Friday, March 03, 2006

Yoga Obsession

I am not an obsessive person normally and never get too excited about much, but I am nutso over Bikram yoga. Although it is the major part of my fitness regime right now and very time consuming, that is not why I do it. I do realize weights and cardio are essential too. I get great results from that combo and am fitting them in even though it is hard when you practice yoga 90 minutes a day.
Last January I injured my miniscus cartilage in my right knee. I had previously torn my left one years ago and never had surgery on that one but this time I was really taken down with it. It was very painful and swollen. My right knee was twice as big as the other one. I had lost mobility and spent weeks with my knee up. Getting up and down was hard. Steps were impossible. I had an MRI and then had a call about the surgery. Instead of wanting to repair it they wanted to cut out the whole thing. They told me to go ahead and schedule surgery at my convenience.
WHAAA???
I mean I had a ton of questions and they had someone from pt call me. Basically when I asked the outcome and future etc, they basically didn't know. Would I be able to do yoga? Maybe, to some extent. Can I walk? Maybe. Run? Maybe.
I did not immediately schedule surgery. No way. I saw this is an easy way out for them and I was not comfortable with it. I wanted better answers. I knew Bikrams had helped me out with my back before, but knew I was nowhere close to being up to a yoga class. After the MRI, I decided to try to self-rehab my knee like I had my other one. I started by walking over to the gym at lunch that is a couple of blocks away. At the time, the walk over there was difficult and I had to walk up two flights of steps to get to a cardio room. I didn't go on the treadmill. That is where I got injured while I was walking on an incline. I had been running on the damn thing for years, but the day I walked was the day I got hurt. I tried the elliptical but that was no go, so I opted for the stationary bike. I think I went about ten minutes the first day and hurt afterwards. But I went back. In a couple of months I had worked my way up to going back for 30-40 on the elliptical. The pain was going away, the swelling still came and went, and the mobility was slowly coming back. Then I added back light weights. After a period of time I was getting better and then I plateaued. I still had pain, had about 50 % of the mobility back, and some swelling. I was beginning to think I wouldn't get better.
So I did research. Seems most people have the frigging surgery. Then I found a web site saying the reason cartilage can't heal is because there is no blood flow. So basically you tear it and it is like that forever.

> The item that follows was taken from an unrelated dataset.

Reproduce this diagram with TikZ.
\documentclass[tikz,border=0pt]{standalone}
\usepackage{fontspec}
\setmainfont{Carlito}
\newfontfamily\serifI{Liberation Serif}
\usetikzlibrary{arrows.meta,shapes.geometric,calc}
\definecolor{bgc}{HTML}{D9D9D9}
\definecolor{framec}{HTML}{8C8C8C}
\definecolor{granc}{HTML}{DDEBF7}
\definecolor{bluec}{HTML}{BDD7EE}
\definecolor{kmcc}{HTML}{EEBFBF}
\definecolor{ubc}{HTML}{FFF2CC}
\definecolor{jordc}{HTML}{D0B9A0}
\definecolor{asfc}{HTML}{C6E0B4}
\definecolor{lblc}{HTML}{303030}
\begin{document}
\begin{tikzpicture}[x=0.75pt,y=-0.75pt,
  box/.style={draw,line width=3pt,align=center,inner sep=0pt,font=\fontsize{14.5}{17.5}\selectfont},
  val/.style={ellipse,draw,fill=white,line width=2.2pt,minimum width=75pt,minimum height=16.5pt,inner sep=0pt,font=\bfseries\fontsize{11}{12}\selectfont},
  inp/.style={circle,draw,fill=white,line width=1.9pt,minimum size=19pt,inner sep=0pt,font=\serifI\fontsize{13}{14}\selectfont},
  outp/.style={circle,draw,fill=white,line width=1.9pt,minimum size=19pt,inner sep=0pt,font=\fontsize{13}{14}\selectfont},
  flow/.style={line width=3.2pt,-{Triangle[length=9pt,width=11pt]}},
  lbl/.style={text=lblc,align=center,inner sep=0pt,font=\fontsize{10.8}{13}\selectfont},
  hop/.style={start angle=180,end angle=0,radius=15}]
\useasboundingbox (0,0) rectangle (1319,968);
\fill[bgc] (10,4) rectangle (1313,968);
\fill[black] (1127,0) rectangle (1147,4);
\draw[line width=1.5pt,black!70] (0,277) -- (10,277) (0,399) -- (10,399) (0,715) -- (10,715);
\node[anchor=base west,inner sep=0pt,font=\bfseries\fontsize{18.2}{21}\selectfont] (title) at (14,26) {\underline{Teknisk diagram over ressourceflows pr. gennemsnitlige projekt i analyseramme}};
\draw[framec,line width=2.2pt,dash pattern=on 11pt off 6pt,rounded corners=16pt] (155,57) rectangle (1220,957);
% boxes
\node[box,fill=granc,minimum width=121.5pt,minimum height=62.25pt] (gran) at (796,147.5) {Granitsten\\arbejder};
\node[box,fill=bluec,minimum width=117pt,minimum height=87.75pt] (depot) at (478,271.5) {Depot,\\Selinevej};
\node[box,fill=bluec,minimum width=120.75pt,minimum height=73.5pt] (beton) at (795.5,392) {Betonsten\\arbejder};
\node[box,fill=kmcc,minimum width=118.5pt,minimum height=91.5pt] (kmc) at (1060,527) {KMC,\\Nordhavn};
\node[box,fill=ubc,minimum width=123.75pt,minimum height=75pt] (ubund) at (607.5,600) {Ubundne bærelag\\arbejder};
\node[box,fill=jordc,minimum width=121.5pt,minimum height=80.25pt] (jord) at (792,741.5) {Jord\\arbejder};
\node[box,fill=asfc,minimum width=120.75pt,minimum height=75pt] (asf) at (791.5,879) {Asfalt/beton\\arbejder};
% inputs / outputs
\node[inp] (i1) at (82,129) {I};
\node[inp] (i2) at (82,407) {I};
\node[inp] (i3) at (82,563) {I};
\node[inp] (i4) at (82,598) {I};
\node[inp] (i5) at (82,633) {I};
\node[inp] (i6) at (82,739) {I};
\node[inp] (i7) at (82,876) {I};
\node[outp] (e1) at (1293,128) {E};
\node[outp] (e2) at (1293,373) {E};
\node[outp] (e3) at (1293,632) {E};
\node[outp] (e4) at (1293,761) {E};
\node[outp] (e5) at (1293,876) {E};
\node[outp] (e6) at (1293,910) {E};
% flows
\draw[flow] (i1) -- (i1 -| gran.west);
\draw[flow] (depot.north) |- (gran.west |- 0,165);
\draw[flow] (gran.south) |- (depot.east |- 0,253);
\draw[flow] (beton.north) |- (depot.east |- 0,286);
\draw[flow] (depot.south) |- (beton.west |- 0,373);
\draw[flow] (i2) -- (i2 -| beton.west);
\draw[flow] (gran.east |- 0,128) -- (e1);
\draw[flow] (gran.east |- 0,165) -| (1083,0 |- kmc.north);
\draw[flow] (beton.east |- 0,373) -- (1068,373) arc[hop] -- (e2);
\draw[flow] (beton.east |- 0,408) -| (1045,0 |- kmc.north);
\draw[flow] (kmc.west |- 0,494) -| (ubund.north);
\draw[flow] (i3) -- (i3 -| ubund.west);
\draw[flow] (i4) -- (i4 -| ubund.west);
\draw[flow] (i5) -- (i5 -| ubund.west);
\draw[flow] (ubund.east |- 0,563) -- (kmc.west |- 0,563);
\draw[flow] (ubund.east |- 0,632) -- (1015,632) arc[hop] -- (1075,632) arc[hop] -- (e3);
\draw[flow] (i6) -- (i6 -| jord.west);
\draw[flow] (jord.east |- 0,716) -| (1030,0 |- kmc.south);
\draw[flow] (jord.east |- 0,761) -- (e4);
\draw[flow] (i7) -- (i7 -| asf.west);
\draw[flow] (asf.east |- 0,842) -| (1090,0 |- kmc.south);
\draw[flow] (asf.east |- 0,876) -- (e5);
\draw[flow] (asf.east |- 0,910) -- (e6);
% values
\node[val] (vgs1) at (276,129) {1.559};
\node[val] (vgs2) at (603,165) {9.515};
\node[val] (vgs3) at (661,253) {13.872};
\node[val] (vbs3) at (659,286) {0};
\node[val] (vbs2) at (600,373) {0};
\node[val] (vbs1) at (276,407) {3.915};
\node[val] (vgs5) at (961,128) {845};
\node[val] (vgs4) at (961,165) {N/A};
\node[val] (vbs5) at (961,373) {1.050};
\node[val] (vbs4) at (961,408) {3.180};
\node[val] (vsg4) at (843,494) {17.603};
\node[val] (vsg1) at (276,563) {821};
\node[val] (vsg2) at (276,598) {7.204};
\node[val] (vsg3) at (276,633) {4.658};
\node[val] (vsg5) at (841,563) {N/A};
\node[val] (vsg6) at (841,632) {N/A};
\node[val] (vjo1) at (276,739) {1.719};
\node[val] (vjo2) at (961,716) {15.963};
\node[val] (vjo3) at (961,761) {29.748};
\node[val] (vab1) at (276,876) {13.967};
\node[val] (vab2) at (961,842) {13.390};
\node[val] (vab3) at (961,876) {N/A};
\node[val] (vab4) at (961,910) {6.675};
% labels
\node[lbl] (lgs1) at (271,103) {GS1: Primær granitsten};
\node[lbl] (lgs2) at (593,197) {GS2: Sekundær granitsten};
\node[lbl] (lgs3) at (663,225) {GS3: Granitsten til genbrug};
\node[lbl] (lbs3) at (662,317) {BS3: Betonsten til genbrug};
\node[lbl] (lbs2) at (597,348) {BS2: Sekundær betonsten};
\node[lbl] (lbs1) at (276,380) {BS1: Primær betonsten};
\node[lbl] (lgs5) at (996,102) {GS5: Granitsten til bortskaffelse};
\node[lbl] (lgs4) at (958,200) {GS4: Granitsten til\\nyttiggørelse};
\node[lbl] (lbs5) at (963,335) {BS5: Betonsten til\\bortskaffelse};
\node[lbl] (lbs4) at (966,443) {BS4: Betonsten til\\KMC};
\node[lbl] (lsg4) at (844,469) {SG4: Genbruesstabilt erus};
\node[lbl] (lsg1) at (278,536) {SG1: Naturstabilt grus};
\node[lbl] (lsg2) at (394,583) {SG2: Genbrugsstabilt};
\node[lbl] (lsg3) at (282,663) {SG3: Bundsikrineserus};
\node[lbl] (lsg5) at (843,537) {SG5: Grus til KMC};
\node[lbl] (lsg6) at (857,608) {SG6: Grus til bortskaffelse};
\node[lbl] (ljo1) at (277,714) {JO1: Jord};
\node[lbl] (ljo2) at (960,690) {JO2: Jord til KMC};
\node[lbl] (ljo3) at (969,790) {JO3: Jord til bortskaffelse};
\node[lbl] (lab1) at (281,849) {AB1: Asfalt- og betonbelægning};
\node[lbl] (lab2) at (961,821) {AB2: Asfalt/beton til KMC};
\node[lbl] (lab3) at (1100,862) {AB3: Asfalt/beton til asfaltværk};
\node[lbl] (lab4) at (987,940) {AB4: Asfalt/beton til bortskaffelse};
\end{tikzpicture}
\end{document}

Then I remembered something that a yoga instructor had said about the tourniquet effect of the Bikram poses being about blood flow and several poses are knee specific. So I thought, I know with all of this swelling that there is a lot of injured tissue in this knee and any blood I can get flowing around it might further the healing process. So back to yoga I went.
I remember the first class, because it was the same day as my blammo weigh in at 221. I had gained a lot of weight during this injury period. Lots, so here I am trying to stand on one leg and have all this extra weight and am trying to self-rehab an injury. I was not in denial enough at that point to not realize the weight was a huge factor and contributed to the injury.

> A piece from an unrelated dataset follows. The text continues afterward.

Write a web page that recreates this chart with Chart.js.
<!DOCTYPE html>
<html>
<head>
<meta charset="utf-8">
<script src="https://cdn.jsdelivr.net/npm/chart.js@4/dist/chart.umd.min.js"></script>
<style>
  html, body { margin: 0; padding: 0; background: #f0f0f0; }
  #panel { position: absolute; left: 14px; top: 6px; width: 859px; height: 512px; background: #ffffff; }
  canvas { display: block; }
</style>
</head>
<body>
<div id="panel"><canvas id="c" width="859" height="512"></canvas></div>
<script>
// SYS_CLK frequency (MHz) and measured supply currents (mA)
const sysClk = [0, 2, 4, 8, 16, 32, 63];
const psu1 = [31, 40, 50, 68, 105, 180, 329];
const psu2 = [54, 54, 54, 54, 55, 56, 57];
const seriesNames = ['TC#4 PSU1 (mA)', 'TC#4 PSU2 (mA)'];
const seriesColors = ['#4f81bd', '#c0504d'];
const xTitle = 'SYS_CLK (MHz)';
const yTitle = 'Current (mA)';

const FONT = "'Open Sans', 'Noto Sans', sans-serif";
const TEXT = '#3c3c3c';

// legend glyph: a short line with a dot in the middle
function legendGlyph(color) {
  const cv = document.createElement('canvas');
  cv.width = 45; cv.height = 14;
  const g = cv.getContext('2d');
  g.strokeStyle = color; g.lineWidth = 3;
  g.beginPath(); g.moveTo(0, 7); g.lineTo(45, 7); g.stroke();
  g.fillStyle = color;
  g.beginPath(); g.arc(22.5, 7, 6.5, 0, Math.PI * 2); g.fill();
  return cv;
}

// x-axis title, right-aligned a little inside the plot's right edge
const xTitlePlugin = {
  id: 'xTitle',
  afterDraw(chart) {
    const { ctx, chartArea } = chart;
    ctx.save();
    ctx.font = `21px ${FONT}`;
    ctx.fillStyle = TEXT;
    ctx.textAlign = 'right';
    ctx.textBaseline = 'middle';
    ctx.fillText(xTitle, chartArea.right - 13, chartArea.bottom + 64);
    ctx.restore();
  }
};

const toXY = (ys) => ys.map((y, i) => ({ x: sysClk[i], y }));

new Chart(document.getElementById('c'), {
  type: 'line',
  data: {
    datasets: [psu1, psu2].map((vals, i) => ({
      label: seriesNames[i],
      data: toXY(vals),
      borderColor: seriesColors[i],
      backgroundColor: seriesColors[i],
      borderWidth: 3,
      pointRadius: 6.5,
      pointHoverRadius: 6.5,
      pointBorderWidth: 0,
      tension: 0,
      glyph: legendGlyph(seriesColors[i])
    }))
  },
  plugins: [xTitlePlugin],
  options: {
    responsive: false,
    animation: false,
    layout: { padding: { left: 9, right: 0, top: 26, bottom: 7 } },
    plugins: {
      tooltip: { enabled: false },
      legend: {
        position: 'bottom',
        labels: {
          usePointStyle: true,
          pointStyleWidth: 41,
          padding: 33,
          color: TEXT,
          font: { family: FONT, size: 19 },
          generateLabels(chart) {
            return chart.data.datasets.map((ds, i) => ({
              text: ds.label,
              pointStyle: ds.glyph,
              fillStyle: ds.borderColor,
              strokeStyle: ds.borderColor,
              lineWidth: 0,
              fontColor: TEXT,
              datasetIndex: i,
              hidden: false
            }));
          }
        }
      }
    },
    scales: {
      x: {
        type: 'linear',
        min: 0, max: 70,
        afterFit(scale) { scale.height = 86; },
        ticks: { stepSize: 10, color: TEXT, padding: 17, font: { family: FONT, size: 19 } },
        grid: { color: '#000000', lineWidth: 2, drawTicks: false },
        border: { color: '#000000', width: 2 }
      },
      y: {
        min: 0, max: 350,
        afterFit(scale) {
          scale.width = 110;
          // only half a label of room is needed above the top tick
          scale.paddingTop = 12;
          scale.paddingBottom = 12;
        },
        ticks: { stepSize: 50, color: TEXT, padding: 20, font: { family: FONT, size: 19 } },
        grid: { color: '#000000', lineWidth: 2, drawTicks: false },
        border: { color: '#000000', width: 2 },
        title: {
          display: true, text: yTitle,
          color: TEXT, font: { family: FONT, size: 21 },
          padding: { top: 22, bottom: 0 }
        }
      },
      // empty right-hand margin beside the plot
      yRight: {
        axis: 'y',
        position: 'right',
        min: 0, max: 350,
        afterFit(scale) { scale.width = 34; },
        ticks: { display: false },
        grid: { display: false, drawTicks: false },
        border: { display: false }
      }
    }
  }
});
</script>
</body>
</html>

The first day back I was able to do quite a bit. I had a couple of poses, fixed firm and awkward pose which were impossible. I mean, my knee only would bend to about 90%. I decided to give it a six month try and signed up for a six month plan.
I went almost every day. I was being very careful and tentative to not injure it worse. I had doubts that first month because it was very swollen again. I thought maybe I had been wrong.
But slowly the mobility came back. Right now it is six months later. My mobility is back to about98%. I can do all the poses. I have lost weight. The swelling is gone.
There is no way I would consider surgery.
Knock on wood that I don't injure the knee again. It was the Bikrams though that spared me losing all the cartilage in my knee and am convinced if I had done that I would be looking at a knee replacement in 15 years. I also lost 33 pounds or so.
A lot of other good things happened. About two months ago I was experiencing back pain again and then my spine shifted, and my pelvic area reshifted. There was a lot of pain associated with it and now, no pain.
Now I am able to train with heavier weights again, but probably will not ever try to run again. I guess Bikram has a saying that goes something like you can swear at the gods but don't mess with your knees. Amen.